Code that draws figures
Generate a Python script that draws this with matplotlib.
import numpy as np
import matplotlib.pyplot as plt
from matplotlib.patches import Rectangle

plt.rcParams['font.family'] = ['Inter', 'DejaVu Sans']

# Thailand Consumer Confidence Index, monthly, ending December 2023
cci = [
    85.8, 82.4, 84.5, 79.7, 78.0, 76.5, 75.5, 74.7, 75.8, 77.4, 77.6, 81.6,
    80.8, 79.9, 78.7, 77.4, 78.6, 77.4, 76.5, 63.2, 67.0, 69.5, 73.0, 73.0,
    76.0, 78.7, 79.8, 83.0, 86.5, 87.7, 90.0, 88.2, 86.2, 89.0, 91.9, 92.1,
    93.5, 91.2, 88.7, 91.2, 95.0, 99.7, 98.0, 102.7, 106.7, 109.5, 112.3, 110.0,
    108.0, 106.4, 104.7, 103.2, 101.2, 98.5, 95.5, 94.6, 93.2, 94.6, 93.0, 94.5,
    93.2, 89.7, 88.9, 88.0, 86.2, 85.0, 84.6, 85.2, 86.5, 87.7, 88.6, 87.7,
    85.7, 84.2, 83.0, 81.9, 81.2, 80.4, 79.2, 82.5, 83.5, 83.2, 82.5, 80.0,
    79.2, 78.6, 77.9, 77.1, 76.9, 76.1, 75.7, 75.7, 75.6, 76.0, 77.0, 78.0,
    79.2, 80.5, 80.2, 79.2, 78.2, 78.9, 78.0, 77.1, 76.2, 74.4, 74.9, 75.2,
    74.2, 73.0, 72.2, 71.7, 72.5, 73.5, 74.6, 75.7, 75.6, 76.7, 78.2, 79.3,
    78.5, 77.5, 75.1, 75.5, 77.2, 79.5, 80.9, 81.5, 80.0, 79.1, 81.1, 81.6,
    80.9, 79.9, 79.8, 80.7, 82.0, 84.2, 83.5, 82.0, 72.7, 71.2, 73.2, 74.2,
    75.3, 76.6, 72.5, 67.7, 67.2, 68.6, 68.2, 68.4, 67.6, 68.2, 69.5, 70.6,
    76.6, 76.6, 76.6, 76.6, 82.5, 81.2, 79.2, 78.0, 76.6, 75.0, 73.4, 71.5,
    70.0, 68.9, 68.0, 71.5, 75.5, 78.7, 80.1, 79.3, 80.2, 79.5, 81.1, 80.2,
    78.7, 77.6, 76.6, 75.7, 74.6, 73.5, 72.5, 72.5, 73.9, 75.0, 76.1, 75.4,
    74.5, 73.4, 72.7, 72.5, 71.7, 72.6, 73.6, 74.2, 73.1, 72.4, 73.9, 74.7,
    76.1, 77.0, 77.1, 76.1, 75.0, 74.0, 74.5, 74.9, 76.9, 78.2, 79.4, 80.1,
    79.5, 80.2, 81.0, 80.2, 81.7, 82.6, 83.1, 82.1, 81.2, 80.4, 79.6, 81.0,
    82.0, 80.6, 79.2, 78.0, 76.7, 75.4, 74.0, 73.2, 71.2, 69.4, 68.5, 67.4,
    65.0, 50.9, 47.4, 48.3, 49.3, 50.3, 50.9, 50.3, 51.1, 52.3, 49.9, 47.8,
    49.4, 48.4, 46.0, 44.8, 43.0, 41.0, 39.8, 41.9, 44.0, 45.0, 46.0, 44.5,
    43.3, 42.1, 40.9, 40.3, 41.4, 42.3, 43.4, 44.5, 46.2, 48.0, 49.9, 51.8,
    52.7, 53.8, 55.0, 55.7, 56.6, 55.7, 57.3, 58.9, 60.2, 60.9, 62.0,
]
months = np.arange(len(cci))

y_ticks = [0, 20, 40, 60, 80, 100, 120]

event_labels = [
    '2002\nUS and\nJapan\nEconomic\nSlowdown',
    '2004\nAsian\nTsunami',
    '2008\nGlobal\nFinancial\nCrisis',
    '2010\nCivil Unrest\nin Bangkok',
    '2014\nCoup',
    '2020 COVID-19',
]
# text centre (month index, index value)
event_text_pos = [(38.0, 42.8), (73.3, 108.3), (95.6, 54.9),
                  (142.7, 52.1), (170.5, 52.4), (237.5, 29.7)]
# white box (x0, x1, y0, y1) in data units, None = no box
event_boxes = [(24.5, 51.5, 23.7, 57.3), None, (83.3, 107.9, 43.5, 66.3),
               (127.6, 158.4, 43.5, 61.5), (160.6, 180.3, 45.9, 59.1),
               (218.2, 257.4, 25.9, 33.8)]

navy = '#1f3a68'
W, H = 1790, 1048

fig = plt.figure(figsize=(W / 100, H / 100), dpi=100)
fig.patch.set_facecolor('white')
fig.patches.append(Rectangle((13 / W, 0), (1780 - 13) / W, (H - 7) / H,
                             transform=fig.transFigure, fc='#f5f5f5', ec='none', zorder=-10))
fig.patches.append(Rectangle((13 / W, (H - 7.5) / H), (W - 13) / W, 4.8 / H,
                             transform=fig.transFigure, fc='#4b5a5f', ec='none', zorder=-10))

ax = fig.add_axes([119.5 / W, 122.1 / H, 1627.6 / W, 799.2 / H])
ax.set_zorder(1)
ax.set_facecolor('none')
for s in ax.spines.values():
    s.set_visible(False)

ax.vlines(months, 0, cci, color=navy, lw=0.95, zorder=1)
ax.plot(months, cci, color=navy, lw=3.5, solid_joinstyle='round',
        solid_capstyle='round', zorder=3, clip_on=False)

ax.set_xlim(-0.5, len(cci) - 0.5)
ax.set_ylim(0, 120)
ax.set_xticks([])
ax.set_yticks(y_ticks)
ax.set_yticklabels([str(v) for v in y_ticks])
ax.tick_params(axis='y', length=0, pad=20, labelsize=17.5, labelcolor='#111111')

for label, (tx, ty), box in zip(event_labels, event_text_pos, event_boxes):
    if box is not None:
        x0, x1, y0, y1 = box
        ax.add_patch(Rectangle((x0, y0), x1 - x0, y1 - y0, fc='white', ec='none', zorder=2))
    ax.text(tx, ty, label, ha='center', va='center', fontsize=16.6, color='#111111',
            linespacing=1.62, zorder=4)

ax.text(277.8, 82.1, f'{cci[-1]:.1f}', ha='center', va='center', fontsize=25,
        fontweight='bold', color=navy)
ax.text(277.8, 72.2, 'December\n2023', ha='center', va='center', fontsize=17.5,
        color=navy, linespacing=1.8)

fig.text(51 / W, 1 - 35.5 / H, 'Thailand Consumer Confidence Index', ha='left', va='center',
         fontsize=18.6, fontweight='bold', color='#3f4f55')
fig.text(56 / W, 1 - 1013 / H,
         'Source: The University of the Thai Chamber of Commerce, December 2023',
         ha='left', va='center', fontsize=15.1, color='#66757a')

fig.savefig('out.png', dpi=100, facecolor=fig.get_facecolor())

...

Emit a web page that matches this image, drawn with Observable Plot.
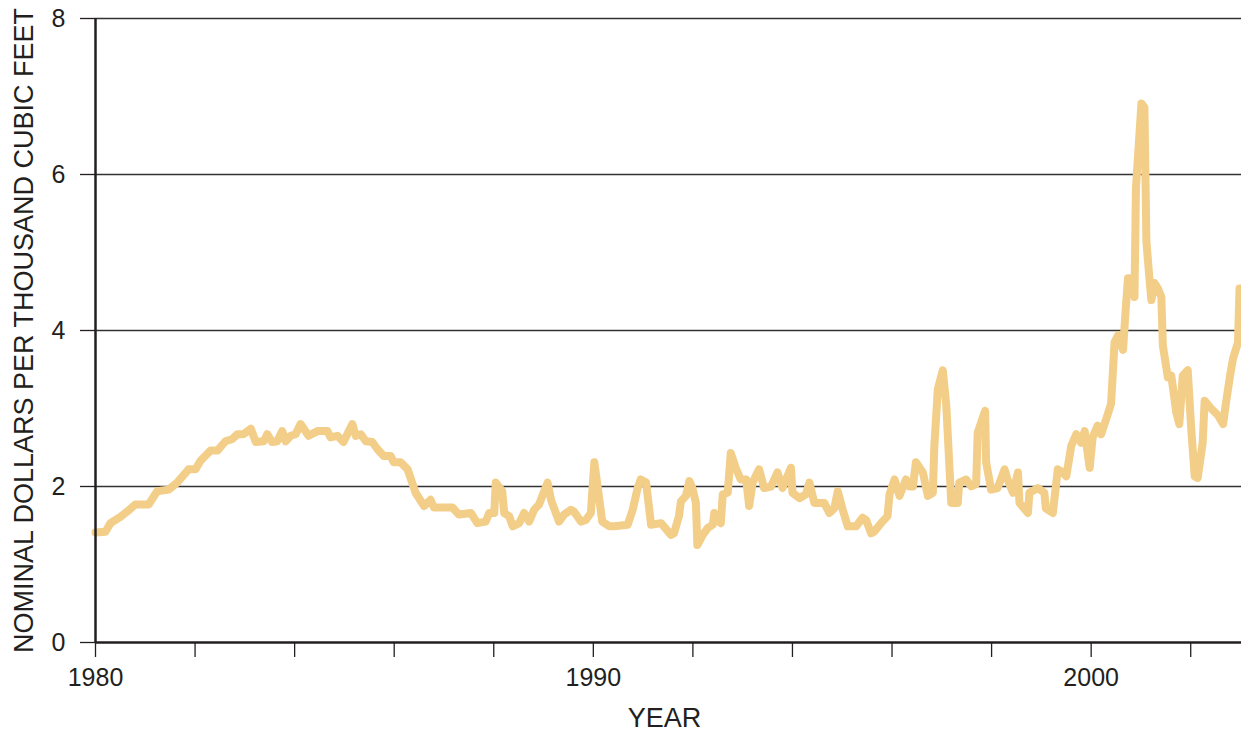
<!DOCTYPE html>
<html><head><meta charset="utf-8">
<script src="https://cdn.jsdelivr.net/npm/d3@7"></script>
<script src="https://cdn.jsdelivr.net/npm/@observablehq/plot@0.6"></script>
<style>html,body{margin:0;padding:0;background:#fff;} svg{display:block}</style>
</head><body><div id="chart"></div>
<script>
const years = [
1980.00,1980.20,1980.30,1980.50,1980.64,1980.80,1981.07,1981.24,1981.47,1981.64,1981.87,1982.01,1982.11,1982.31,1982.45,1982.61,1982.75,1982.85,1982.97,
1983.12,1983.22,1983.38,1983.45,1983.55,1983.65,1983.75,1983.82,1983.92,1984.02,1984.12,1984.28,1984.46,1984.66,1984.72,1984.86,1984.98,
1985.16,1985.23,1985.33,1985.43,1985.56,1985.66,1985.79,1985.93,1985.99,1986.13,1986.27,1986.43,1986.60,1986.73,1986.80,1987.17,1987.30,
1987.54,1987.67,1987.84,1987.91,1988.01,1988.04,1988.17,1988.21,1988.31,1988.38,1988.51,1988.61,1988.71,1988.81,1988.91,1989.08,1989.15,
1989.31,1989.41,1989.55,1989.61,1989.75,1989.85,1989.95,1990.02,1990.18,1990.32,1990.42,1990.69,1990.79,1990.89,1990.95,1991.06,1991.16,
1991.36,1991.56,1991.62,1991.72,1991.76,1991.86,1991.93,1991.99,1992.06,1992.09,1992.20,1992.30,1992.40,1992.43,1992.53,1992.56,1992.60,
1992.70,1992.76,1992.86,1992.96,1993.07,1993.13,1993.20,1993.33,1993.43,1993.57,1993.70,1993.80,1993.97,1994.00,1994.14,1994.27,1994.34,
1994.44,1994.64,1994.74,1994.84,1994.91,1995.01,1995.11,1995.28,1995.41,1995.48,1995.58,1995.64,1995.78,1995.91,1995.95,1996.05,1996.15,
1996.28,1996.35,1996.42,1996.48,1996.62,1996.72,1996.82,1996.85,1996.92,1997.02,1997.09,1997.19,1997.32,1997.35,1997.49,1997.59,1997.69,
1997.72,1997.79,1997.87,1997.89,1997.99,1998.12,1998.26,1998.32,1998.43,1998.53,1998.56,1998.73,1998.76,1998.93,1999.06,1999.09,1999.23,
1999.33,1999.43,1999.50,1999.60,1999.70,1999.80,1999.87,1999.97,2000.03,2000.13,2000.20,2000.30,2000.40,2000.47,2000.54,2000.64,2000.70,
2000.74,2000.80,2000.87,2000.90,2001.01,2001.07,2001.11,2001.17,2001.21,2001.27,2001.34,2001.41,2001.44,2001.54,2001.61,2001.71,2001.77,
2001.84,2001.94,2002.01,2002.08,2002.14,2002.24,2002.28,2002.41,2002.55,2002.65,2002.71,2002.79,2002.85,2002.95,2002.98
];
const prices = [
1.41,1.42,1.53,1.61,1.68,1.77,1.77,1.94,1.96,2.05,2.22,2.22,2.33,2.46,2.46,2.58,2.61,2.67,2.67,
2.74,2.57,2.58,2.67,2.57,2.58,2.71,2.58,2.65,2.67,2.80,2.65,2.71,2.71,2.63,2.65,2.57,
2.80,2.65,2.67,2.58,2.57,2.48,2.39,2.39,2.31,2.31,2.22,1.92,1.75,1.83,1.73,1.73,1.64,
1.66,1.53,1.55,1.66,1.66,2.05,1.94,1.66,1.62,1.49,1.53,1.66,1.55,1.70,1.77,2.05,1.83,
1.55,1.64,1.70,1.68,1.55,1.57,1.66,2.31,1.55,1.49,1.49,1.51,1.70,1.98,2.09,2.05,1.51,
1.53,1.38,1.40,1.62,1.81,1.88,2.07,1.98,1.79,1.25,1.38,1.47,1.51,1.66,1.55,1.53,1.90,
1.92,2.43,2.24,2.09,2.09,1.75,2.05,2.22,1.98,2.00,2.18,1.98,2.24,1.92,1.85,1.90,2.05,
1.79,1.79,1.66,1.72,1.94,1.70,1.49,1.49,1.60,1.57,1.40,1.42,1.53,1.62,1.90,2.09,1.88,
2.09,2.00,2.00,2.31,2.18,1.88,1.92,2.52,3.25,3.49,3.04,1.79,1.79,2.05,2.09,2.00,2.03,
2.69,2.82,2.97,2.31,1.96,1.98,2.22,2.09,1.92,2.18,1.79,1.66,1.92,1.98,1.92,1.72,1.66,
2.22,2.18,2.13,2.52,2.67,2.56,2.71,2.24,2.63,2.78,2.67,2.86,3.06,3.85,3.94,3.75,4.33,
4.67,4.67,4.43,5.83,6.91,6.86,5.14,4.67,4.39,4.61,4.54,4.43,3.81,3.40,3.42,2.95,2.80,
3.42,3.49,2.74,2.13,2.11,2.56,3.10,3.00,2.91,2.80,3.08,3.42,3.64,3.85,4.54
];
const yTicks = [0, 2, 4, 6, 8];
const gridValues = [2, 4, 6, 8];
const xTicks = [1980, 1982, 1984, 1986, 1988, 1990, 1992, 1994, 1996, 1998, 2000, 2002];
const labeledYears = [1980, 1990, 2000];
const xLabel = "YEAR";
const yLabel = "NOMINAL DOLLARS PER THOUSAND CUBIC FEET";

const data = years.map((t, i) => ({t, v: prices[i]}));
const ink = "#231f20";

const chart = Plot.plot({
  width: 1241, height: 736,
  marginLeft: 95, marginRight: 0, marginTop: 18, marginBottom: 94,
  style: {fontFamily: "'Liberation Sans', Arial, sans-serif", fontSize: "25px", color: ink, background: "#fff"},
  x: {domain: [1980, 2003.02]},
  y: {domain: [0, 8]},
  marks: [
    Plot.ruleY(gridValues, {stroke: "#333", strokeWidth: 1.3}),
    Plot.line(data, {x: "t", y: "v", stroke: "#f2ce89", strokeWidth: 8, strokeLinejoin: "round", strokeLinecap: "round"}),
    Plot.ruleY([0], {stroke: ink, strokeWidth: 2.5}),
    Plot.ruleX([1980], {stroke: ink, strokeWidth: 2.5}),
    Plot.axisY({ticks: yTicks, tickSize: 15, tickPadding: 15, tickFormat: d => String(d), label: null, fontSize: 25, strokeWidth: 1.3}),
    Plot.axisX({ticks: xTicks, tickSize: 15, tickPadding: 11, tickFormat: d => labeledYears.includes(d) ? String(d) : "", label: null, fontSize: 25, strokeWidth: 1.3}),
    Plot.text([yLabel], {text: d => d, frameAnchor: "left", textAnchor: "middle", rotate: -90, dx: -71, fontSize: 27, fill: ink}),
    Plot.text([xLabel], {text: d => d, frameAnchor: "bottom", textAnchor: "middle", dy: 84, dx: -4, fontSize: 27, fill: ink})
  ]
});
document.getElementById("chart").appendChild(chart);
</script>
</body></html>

...

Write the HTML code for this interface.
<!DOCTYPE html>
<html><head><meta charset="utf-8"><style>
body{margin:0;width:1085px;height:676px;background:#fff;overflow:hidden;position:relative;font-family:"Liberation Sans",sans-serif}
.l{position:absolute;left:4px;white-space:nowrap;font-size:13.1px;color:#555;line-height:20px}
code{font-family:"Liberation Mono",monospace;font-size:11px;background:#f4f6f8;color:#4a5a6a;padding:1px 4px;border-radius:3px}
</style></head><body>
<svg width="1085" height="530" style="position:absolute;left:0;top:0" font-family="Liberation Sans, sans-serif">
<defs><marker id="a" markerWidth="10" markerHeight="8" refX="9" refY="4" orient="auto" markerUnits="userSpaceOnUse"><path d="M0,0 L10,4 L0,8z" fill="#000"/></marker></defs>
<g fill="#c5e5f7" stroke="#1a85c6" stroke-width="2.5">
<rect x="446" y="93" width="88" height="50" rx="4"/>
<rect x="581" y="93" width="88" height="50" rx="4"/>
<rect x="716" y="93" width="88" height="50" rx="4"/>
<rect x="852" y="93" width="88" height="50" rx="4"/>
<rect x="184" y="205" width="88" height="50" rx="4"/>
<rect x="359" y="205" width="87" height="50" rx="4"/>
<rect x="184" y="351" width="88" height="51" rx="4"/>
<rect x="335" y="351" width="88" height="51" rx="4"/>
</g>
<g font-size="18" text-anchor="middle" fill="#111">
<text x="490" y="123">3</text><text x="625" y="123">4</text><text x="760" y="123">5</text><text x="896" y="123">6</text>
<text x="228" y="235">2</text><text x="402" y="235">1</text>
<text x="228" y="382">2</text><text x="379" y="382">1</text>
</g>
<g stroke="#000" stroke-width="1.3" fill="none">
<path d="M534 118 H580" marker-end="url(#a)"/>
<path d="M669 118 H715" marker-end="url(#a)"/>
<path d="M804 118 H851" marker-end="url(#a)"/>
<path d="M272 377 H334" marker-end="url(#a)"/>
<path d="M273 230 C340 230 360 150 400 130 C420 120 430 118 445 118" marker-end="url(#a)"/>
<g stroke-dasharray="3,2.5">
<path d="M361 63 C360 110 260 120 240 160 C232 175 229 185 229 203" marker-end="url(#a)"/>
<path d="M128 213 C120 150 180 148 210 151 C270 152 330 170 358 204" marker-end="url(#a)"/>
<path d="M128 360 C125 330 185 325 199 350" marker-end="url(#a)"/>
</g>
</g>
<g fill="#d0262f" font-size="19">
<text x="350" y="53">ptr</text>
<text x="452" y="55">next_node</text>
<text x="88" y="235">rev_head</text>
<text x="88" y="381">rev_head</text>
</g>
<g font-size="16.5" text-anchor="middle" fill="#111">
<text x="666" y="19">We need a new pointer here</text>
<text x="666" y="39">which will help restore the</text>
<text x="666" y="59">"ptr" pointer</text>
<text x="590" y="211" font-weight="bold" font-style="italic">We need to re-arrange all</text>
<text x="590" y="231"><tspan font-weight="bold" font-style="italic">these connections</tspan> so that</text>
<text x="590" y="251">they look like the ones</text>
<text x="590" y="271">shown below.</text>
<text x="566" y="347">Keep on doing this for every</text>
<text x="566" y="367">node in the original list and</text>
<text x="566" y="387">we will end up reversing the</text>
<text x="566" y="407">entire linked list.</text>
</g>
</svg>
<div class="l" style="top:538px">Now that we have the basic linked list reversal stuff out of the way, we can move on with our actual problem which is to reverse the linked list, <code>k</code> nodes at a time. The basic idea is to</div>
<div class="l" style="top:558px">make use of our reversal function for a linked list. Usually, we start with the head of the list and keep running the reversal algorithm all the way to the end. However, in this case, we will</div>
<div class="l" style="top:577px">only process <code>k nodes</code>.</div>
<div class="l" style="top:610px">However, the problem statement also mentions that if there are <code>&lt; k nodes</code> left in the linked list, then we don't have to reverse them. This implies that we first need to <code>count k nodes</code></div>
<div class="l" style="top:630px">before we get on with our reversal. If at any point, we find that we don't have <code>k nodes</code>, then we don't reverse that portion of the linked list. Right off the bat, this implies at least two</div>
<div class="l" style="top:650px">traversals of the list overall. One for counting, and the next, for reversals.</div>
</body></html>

▶ GIVEN PROBLEM:
Give again, word for word, the lines starting at the line that has "Generate a Python" and ending at the line that has "plt.rcParams['font.family'] = ['Inter', 'DejaVu", with both of those lines included and nothing else.

▶ COMPLETED TASK:
Generate a Python script that draws this with matplotlib.
import numpy as np
import matplotlib.pyplot as plt
from matplotlib.patches import Rectangle

plt.rcParams['font.family'] = ['Inter', 'DejaVu Sans']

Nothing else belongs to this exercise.